Você provavelmente era (ou é) a última pessoa a ir embora da igreja. Sabe bem como é lançar olhares de súplica pra sua mãe (provavelmente também ocupada com algum irmãozinho sem pressa alguma de ir embora) e receber de volta aquela mímica labial que diz “fala com o seu pai”. Com o estômago vazio e a paciência acabando, você senta no banco, espera o fim da reunião do conselho e imagina o frango assado que os outros já estão comendo há horas nas suas casas.
Na escola a coisa é um pouquinho mais difícil: o quê que o seu pai faz? Papai sempre foi de falar bonito, então me mandava dizer que era Teólogo. Mas crianças de 10 anos não sabem o que é Teólogo e você responde à pergunta com um tímido “Pastor”. “Tipo padre?”, falava um. Aí outro dizia: “Se fosse padre como ela ia nascer, idiota?” E a confusão se instalava.
E quando perguntam o que um pastor faz? Crianças que não frequentam a igreja tendem a não entender quase nada desse universo – mais ou menos um leigo tentando entender mecânica quântica. Meu pai prega. “Pregar? Mas tipo prego na madeira?”

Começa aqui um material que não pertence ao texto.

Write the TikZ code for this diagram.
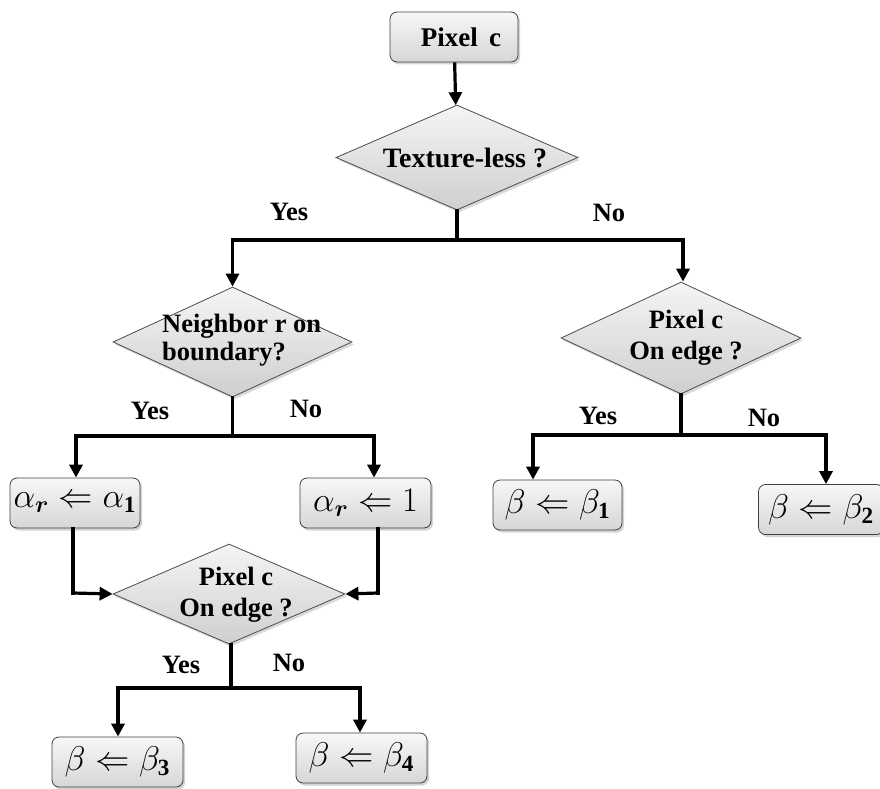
\documentclass[tikz,border=0pt]{standalone}
\usepackage{fontspec}
\usepackage{bm}
\setmainfont{Liberation Serif}
\usetikzlibrary{shapes.geometric,arrows.meta,shadows}

% enlarged formula for the assignment boxes
\newcommand\assign[1]{\scalebox{1.38}{$#1$}}

\tikzset{
  procbox/.style={draw=black!75, line width=0.8pt, rounded corners=7pt,
    top color=gray!6, bottom color=gray!32, inner sep=0pt,
    minimum height=50pt,
    drop shadow={shadow xshift=2pt, shadow yshift=-2.5pt, opacity=0.35},
    font=\fontsize{24}{26}\selectfont},
  decision/.style={diamond, draw=black!70, line width=0.8pt,
    top color=gray!8, bottom color=gray!38, inner sep=0pt,
    drop shadow={shadow xshift=2pt, shadow yshift=-2.5pt, opacity=0.3}},
  lbl/.style={font=\bfseries\fontsize{26.5}{30}\selectfont, inner sep=0pt},
  flow/.style={line width=3.2pt, line cap=rect},
  arr/.style={line width=3.2pt, -{Triangle[length=13pt,width=13pt]}}
}

\begin{document}
\begin{tikzpicture}[x=1pt,y=-1pt]
\useasboundingbox (0,0) rectangle (880,789);

% start box
\node[procbox, minimum width=128pt] (start) at (454,37) {};
\node[lbl, font=\bfseries\fontsize{27}{30}\selectfont] (starttxt) at (461,37) {Pixel\, c};

% first decision
\node[decision, minimum width=242pt, minimum height=105pt] (d1) at (457,157.5) {};
\node[lbl, font=\bfseries\fontsize{28}{30}\selectfont] (d1txt) at (465,158) {Texture-less ?};

% second-level decisions
\node[decision, minimum width=239pt, minimum height=110pt] (d2) at (232.5,342) {};
\node[lbl, align=left, anchor=north west] (d2txt) at (162,314)
  {Neighbor r on\\[-2pt]boundary?};
\node[decision, minimum width=240pt, minimum height=112pt] (d3) at (681,338) {};
\node[lbl, align=center] (d3txt) at (686,338) {Pixel c\\[1pt]On edge ?};

% weight assignment boxes
\node[procbox, minimum width=130pt] (a1) at (75,503) {\assign{\alpha_{\bm r}\Leftarrow\alpha_{\mathbf 1}}};
\node[procbox, minimum width=131pt] (a2) at (365.5,503) {\assign{\alpha_{\bm r}\Leftarrow 1}};
\node[procbox, minimum width=129pt] (b1) at (557.5,505) {\assign{\beta\Leftarrow\beta_{\mathbf 1}}};
\node[procbox, minimum width=125pt] (b2) at (821,509.5) {\assign{\beta\Leftarrow\beta_{\mathbf 2}}};

% third decision
\node[decision, minimum width=232pt, minimum height=100pt] (d4) at (229,594) {};
\node[lbl, align=center] (d4txt) at (236,595) {Pixel c\\[1pt]On edge ?};

% final boxes
\node[procbox, minimum width=131pt] (b3) at (117.5,762) {\assign{\beta\Leftarrow\beta_{\mathbf 3}}};
\node[procbox, minimum width=131pt] (b4) at (361.5,758) {\assign{\beta\Leftarrow\beta_{\mathbf 4}}};

% branch labels
\node[lbl] (y1) at (289,212) {Yes};
\node[lbl] (n1) at (609,213) {No};
\node[lbl] (y2) at (150,411) {Yes};
\node[lbl] (n2) at (306,409) {No};
\node[lbl] (y3) at (598,416) {Yes};
\node[lbl] (n3) at (764,418) {No};
\node[lbl] (y4) at (181,665) {Yes};
\node[lbl] (n4) at (289,663) {No};

% junction points
\coordinate (j1) at (457,240);
\coordinate (j1l) at (232.5,240);
\coordinate (j1r) at (683,240);
\coordinate (j2) at (232.5,436);
\coordinate (j2l) at (76,436);
\coordinate (j2r) at (374,436);
\coordinate (j3) at (681,435);
\coordinate (j3l) at (533,435);
\coordinate (j3r) at (826,435);
\coordinate (j4) at (231,688);
\coordinate (j4l) at (118,688);
\coordinate (j4r) at (360,688);
\coordinate (k1) at (73,593);
\coordinate (k2) at (378,593);

% connectors
\draw[arr] (start) -- (d1);
\draw[flow] (d1.south) -- (j1);
\draw[flow] (j1l) -- (j1r);
\draw[arr] (j1l) -- (d2.north);
\draw[arr] (j1r) -- (j1r |- d3.north);

\draw[flow] (d2.south) -- (j2);
\draw[flow] (j2l) -- (j2r);
\draw[arr] (j2l) -- (j2l |- a1.north);
\draw[arr] (j2r) -- (j2r |- a2.north);

\draw[flow] (d3.south) -- (j3);
\draw[flow] (j3l) -- (j3r);
\draw[arr] (j3l) -- (j3l |- b1.north);
\draw[arr] (j3r) -- (j3r |- b2.north);

\draw[flow] (a1.south -| k1) -- (k1);
\draw[arr] (k1) -- (d4.west);
\draw[flow] (a2.south -| k2) -- (k2);
\draw[arr] (k2) -- (d4.east);

\draw[flow] (d4.south -| j4) -- (j4);
\draw[flow] (j4l) -- (j4r);
\draw[arr] (j4l) -- (j4l |- b3.north);
\draw[arr] (j4r) -- (j4r |- b4.north);
\end{tikzpicture}
\end{document}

Na adolescência melhora um pouco em relação à explicação, mas piora quanto ao julgamento. Pastores, para muitos, são aqueles que roubam dinheiro das pessoas através do dízimo. Logo, você, filha ou filho, é a princesa/príncipe que tira férias graças às ofertas do gazofilácio (outra coisa que seus amigos não-cristãos jamais saberão o que é). Até você explicar que seu pai é mais duro que pão de anteontem e que ele não pode pegar pra si o dízimo que a igreja recebe, Jesus já voltou…
Você é provavelmente o campeão internacional de furto de pãozinho depois da Santa Ceia, deixava as tias malucas na Escola Bíblica de Férias (e quando cresceu pagou seus pecados ajudando a organizá-la); cansou de brincar de pular entre “Jerusalém e Jericó”, passou a vida indo em acampamentos, sabe até em hebraico a música “A alegria está no coração de quem já conhece a Jesus” e já perdeu as contas de quantas vezes foi citado nas piadas de pregação do seu pai. Também já foi o Zezinho e a Mariazinha dos fantoches das crianças, dançou “Havia um homenzinho torto” por anos a fio e se juntar a quantidade de chá mate e cafézinho que tomou ao longo da vida depois dos cultos daria pra encher um estádio…
Agora uma verdade dura a ser dita: filho de pastor também sente sono na pregação do pai. A diferença é que nós somos os únicos que não podem dormir. (Ok, há uma outra diferença: nós sabemos que enquanto a maioria do mundo tira o cochilo sagrado do domingo a tarde, seu pai está acordado preparando a mensagem. Isso também freia nossas pálpebras).
Ser filho de pastor é basicamente como ser filho de político: sempre vão ter aqueles que não vão gostar do seu pai, e é preciso lidar com isso – assim como muitos terão um carinho enorme por ele, e 20 anos depois ainda vão ligar na sua casa pedindo notícias ou compartilhando alguma alegria. Nesses momentos você percebe que aquele tempo em que seu pai deixou de estar com vocês para atender ou aconselhar alguém… hoje faz sentido.
Ser filho de pastor também é muitas vezes conviver com o mito de que sua família é tipo Doriana. Então vou contar um segredo: não, não é. Mas “desabafar” é um verbo complicado para o pastor e sua família, já que qualquer comentário sobre os problemas de vocês pode ganhar proporções ou interpretações indesejáveis diante dos outros e da igreja (é como com um político, lembra?). Então nem sempre, minha gente, dá pra abrir o coração. E isso faz falta.
E aí você se põe a pensar: é duro ser filho de pastor, hein? É. Assim como é duro ser filho de engenheiro, bombeiro, professor, camelô, ator, cantor, porteiro… assim como é duro ser filho de muita gente. O que eu quero dizer é que, apesar de tudo isso, com o tempo e o coração aberto você passa a perceber que é tão alienígena como boa parte das pessoas com quem convive. Há sim, coisas que só nós vivemos, boas e outras nem tanto. Mas basta uma conversa mais a fundo com alguém e pronto: você vê o quanto o ser humano (e todo o seu pacote de carências, lutas, medos, traumas e inseguranças) é muito, muito semelhante.
Então não tenham medo de nós, terráqueos. Somos todos filhos de um só pastor.